Wholly-Owned Subsidiary Risk: The Subsidiary will not be registered under the 1940 Act and, unless otherwise noted in this Prospectus, will not be subject to all of the investor protections of the 1940 Act.  The Fund, by investing in the Subsidiary, will not have all of the protections offered to investors in registered investment companies.  However, the Fund wholly owns and controls the Subsidiary.  The investments of the Fund and Subsidiary are both managed by the adviser, making it unlikely that the Subsidiary will take action contrary to the interests of the Fund or its shareholders.  The Fund's Board has oversight responsibility for the investment activities of the Fund, including its investment in the Subsidiary, and the Fund's role as the sole shareholder of the Subsidiary. Also, the adviser, in managing the Subsidiary's portfolio, will be subject to the same investment restrictions and operational guidelines that apply to the management of the Fund.  Changes in the laws of the United States and/or the Cayman Islands, under which the Fund and Subsidiary, respectively, are organized, could result in the inability of the Fund and/or Subsidiary to operate as described in this Prospectus and could negatively affect the Fund and its shareholders. For example, the Cayman Islands does not currently impose any income, corporate or capital gains tax, estate duty, inheritance tax, gift tax or withholding tax on the Subsidiary.  If Cayman Islands law changes such that the Subsidiary must pay Cayman Islands taxes, Fund shareholders would likely suffer decreased investment returns.

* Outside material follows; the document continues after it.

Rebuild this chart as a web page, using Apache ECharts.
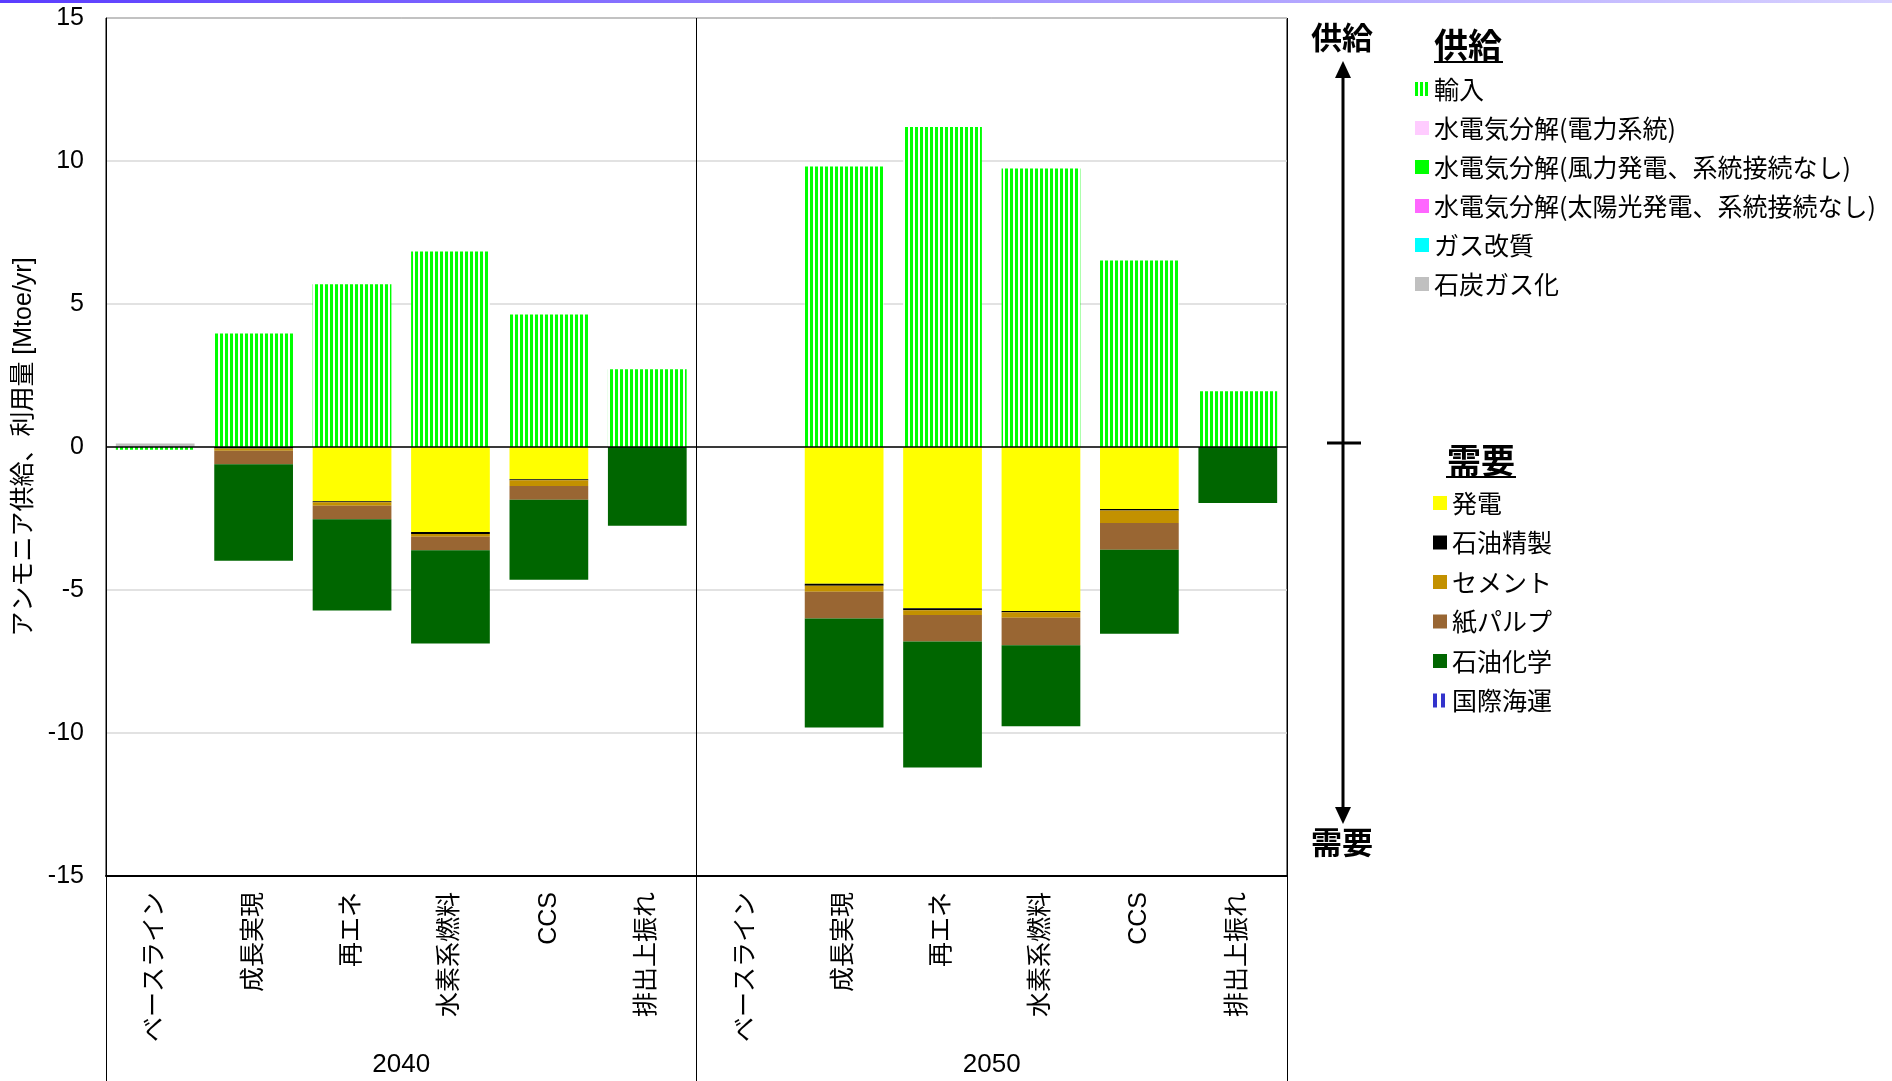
<!DOCTYPE html>
<html>
<head>
<meta charset="utf-8">
<script src="https://cdn.jsdelivr.net/npm/echarts@6/dist/echarts.min.js"></script>
<style>
html,body{margin:0;padding:0;background:#fff;}
#chart{width:1892px;height:1081px;}
</style>
</head>
<body>
<div id="chart"></div>
<script>
// ---- data ----
const categories = ['ベースライン','成長実現','再エネ','水素系燃料','CCS','排出上振れ',
                    'ベースライン','成長実現','再エネ','水素系燃料','CCS','排出上振れ'];
const years = ['2040','2050'];

// supply (positive)
const supImport   = [-0.10, 3.97, 5.69, 6.84, 4.63, 2.72, 0, 9.81, 11.19, 9.74, 6.52, 1.95];
const supElecGrid = [0,0,0,0,0,0, 0,0,0,0,0,0];
const supElecWind = [0,0,0,0,0,0, 0,0,0,0,0,0];
const supElecPV   = [0,0,0,0,0,0, 0,0,0,0,0,0];
const supGasRef   = [0,0,0,0,0,0, 0,0,0,0,0,0];
const supCoalGas  = [0.12,0,0,0,0,0, 0,0,0,0,0,0];

// demand (negative)
const demPower    = [0, 0, -1.90, -2.97, -1.13, 0, 0, -4.78, -5.64, -5.73, -2.17, 0];
const demRefinery = [0, -0.05, -0.03, -0.07, -0.035, 0, 0, -0.07, -0.07, -0.05, -0.05, 0];
const demCement   = [0, -0.08, -0.12, -0.10, -0.20, 0, 0, -0.21, -0.16, -0.19, -0.44, 0];
const demPaper    = [0, -0.47, -0.48, -0.47, -0.48, 0, 0, -0.94, -0.93, -0.96, -0.93, 0];
const demPetchem  = [0, -3.38, -3.19, -3.26, -2.80, -2.75, 0, -3.81, -4.41, -2.83, -2.94, -1.96];
const demShipping = [0,0,0,0,0,0, 0,0,0,0,0,0];

const yTicks = {min:-15, max:15, interval:5};

const supplyNames = ['輸入','水電気分解(電力系統)','水電気分解(風力発電、系統接続なし)','水電気分解(太陽光発電、系統接続なし)','ガス改質','石炭ガス化'];
const demandNames = ['発電','石油精製','セメント','紙パルプ','石油化学','国際海運'];

// ---- styles ----
const FONT = "'Liberation Sans', 'Noto Sans CJK JP', sans-serif";
const JFONT = "'Noto Sans CJK JP', sans-serif";

function stripes(color, on, off) {
  const c = document.createElement('canvas');
  c.width = on + off; c.height = 4;
  const ctx = c.getContext('2d');
  ctx.fillStyle = '#ffffff'; ctx.fillRect(0, 0, c.width, c.height);
  ctx.fillStyle = color; ctx.fillRect(0, 0, on, c.height);
  return {image: c, repeat: 'repeat'};
}

const supplyData = [supImport, supElecGrid, supElecWind, supElecPV, supGasRef, supCoalGas];
const supplyColors = [stripes('#00ff00', 3, 2), '#ffccff', '#00ff00', '#ff66ff', '#00ffff', '#c0c0c0'];
const demandData = [demPower, demRefinery, demCement, demPaper, demPetchem, demShipping];
const demandColors = ['#ffff00', '#000000', '#c39100', '#996633', '#006600', stripes('#3333cc', 4, 4)];

const series = [];
supplyNames.forEach((n, i) => {
  series.push({
    name: n, type: 'bar', stack: 'all', data: supplyData[i],
    barCategoryGap: '20%',
    itemStyle: {color: supplyColors[i]},
    xAxisIndex: 0, yAxisIndex: 0
  });
});
demandNames.forEach((n, i) => {
  series.push({
    name: n, type: 'bar', stack: 'all', data: demandData[i],
    barCategoryGap: '20%',
    itemStyle: {color: demandColors[i]},
    xAxisIndex: 0, yAxisIndex: 0
  });
});
series[0].markLine = {
  silent: true, symbol: ['none','none'], label: {show:false},
  lineStyle: {color:'#000', width:1.5, type:'solid'},
  data: [{yAxis: 0}], animation: false
};

const chart = echarts.init(document.getElementById('chart'), null, {renderer:'canvas'});

const legendBase = {
  orient: 'vertical', itemWidth: 14, itemHeight: 14, icon: 'rect',
  selectedMode: false,
  textStyle: {fontSize: 25, lineHeight: 26, color: '#000', fontFamily: JFONT},
  padding: 0
};

chart.setOption({
  animation: false,
  backgroundColor: '#fff',
  grid: {left: 106, right: 605, top: 18, bottom: 205, containLabel: false, outerBoundsMode: 'none',
         show: true, borderColor: '#000', borderWidth: 1, backgroundColor: 'transparent'},
  legend: [
    Object.assign({}, legendBase, {data: supplyNames, left: 1415, top: 76, itemGap: 13}),
    Object.assign({}, legendBase, {data: demandNames, left: 1433, top: 490, itemGap: 13.5})
  ],
  xAxis: [
    {
      type: 'category', data: categories, position: 'bottom',
      axisLine: {show: false}, axisTick: {show: false}, splitLine: {show: false},
      axisLabel: {rotate: 90, interval: 0, margin: 16, fontSize: 25, color: '#000', fontFamily: FONT}
    },
    {
      type: 'category', data: years, position: 'bottom',
      axisLine: {show: true, onZero: false, lineStyle: {color: '#000', width: 2}},
      axisTick: {show: true, interval: 0, length: 210, lineStyle: {color: '#000', width: 1}},
      splitLine: {show: true, interval: 0, lineStyle: {color: '#000', width: 1}},
      axisLabel: {interval: 0, margin: 176, fontSize: 26, color: '#000', fontFamily: FONT}
    }
  ],
  yAxis: {
    type: 'value', min: yTicks.min, max: yTicks.max, interval: yTicks.interval,
    name: 'アンモニア供給、利用量 [Mtoe/yr]', nameLocation: 'middle', nameGap: 59,
    nameTextStyle: {fontSize: 25, color: '#000', fontFamily: FONT},
    axisLine: {show: true, lineStyle: {color: '#000', width: 1}},
    axisTick: {show: false},
    axisLabel: {fontSize: 25, color: '#000', margin: 22, fontFamily: FONT},
    splitLine: {show: true, lineStyle: {color: '#d9d9d9', width: 1.5}}
  },
  series: series,
  graphic: [
    {type: 'rect', shape: {x: 0, y: 0, width: 1892, height: 3}, silent: true,
     style: {fill: new echarts.graphic.LinearGradient(0, 0, 1, 0, [
       {offset: 0, color: '#5a3cff'}, {offset: 0.5, color: '#9d8cff'}, {offset: 1, color: '#d8d2ff'}])}},
    {type: 'text', style: {text: '供給', x: 1342, y: 37, fontSize: 31, fontWeight: 'bold', fontFamily: JFONT,
      fill: '#000', textAlign: 'center', textVerticalAlign: 'middle'}},
    {type: 'text', style: {text: '需要', x: 1342, y: 842, fontSize: 31, fontWeight: 'bold', fontFamily: JFONT,
      fill: '#000', textAlign: 'center', textVerticalAlign: 'middle'}},
    {type: 'line', shape: {x1: 1343, y1: 74, x2: 1343, y2: 812}, style: {stroke: '#000', lineWidth: 3}},
    {type: 'polygon', shape: {points: [[1343, 61], [1335, 78], [1351, 78]]}, style: {fill: '#000'}},
    {type: 'polygon', shape: {points: [[1343, 824], [1335, 807], [1351, 807]]}, style: {fill: '#000'}},
    {type: 'line', shape: {x1: 1327, y1: 443, x2: 1361, y2: 443}, style: {stroke: '#000', lineWidth: 3}},
    {type: 'text', style: {text: '供給', x: 1434, y: 45, fontSize: 34, fontWeight: 'bold', fontFamily: JFONT,
      fill: '#000', textAlign: 'left', textVerticalAlign: 'middle'}},
    {type: 'line', shape: {x1: 1434, y1: 62, x2: 1503, y2: 62}, style: {stroke: '#000', lineWidth: 2}},
    {type: 'text', style: {text: '需要', x: 1447, y: 460, fontSize: 34, fontWeight: 'bold', fontFamily: JFONT,
      fill: '#000', textAlign: 'left', textVerticalAlign: 'middle'}},
    {type: 'line', shape: {x1: 1446, y1: 477, x2: 1516, y2: 477}, style: {stroke: '#000', lineWidth: 2}}
  ]
});
</script>
</body>
</html>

TEMPORARY INVESTMENTS:  To respond to adverse market, economic, political or other conditions, the Fund may invest 100% of its total assets, without limitation, in high-quality short-term debt securities and money market instruments.  These short-term debt securities and money market instruments include: shares of money market mutual funds, commercial paper, certificates of deposit, bankers' acceptances, U.S. Government securities and repurchase agreements.  While the Fund is in a defensive position, the opportunity to achieve its investment objective will be limited.  Furthermore, to the extent that the Fund invests in money market mutual funds for cash positions, there will be some duplication of expenses because the Fund pays its pro-rata portion of such money market funds' advisory fees and operational fees.  The Fund may also invest a substantial portion of its assets in such instruments at any time to maintain liquidity or pending selection of investments in accordance with its policies.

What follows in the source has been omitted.